**GOAL**
From the records below, pull each line that has "this".

**DATA TO PROCESS**
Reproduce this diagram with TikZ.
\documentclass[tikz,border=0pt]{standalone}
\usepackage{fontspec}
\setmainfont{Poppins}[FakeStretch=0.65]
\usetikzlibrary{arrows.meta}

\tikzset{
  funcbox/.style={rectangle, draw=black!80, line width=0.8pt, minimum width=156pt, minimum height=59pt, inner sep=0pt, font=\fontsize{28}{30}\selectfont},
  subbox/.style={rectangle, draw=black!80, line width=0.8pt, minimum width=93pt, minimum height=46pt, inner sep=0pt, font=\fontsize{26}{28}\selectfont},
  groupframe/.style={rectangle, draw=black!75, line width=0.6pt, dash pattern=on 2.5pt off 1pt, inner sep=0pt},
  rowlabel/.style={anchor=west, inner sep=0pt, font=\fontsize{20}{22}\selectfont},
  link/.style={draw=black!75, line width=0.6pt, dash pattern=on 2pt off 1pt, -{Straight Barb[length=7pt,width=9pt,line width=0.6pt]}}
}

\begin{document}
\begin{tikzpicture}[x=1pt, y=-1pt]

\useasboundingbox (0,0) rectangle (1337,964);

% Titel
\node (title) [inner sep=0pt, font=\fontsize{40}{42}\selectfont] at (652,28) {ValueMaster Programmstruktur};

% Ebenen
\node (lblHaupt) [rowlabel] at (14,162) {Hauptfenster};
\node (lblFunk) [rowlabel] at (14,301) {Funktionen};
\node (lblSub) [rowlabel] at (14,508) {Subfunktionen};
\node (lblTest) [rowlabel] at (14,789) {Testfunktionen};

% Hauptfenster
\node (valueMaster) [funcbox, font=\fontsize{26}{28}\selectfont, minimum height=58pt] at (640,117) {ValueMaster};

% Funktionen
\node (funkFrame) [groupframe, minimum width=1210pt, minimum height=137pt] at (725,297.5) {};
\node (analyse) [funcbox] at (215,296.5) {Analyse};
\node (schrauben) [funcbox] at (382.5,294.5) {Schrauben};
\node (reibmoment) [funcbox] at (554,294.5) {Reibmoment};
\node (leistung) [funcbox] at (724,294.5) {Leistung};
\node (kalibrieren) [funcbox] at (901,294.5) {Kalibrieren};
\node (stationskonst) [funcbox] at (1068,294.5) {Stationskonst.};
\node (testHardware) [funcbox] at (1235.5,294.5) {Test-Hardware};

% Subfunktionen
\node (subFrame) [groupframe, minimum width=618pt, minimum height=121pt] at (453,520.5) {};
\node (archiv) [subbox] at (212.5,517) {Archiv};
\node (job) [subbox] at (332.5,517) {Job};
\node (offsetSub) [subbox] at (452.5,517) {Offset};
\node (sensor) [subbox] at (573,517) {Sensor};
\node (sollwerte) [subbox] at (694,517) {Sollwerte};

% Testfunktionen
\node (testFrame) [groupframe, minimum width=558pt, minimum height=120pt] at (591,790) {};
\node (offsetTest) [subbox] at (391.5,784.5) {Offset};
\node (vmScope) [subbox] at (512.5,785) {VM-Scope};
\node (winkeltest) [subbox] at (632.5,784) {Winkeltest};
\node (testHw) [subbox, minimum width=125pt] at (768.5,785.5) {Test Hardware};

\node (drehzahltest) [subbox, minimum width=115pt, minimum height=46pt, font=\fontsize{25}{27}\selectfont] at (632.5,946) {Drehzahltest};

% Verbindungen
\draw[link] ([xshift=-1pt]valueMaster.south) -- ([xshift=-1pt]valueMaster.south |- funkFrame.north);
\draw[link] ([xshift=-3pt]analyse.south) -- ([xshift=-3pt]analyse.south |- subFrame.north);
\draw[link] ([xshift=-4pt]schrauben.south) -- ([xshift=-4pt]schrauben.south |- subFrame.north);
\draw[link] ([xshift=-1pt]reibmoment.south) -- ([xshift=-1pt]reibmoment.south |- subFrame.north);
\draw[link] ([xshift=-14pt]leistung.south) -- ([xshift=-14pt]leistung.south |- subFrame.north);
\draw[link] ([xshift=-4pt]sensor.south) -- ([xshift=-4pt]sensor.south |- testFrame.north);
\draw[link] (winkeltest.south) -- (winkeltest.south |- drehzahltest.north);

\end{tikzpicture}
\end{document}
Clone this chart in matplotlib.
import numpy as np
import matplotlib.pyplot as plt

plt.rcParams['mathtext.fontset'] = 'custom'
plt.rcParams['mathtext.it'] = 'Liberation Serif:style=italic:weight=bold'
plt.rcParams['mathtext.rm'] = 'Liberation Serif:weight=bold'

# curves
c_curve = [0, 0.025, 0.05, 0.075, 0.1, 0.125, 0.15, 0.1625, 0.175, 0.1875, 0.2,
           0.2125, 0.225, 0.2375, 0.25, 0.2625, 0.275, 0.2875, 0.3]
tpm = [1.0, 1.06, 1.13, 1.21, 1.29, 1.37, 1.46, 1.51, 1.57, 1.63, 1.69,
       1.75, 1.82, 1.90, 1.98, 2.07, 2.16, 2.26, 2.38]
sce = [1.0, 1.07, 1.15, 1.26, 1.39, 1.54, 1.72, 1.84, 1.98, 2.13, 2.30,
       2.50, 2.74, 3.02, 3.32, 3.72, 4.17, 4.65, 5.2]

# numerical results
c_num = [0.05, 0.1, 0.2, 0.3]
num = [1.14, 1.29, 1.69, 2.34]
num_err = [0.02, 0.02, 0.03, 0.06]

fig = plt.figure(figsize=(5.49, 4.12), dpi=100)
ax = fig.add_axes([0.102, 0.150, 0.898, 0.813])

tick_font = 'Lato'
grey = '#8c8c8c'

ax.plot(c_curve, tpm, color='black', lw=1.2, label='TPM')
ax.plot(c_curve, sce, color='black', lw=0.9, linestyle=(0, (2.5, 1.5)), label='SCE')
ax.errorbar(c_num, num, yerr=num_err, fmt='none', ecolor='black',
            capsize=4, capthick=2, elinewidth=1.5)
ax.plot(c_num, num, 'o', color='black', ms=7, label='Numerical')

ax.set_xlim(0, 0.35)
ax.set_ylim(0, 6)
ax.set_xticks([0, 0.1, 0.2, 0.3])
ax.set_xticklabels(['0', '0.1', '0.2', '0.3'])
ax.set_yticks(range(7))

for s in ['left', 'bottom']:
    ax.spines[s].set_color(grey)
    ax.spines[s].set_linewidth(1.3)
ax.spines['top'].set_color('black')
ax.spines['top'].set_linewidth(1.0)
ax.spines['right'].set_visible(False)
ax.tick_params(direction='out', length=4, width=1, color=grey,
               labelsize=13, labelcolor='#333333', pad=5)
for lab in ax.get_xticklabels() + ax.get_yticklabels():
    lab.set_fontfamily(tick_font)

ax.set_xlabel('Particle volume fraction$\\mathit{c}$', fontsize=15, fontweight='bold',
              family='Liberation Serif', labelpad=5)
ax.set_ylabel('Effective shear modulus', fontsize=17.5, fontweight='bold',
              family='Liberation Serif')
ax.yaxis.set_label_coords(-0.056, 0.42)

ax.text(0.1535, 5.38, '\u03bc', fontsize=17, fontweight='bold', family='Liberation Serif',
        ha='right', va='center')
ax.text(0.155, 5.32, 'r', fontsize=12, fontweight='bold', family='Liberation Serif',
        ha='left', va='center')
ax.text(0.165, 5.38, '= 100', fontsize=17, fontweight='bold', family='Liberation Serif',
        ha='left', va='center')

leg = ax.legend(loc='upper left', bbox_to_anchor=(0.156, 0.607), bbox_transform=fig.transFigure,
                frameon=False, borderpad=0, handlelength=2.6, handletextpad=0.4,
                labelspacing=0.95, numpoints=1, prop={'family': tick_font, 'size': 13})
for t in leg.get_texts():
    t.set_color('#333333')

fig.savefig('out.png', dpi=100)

**FULL SOLUTION**
Reproduce this diagram with TikZ.
Clone this chart in matplotlib.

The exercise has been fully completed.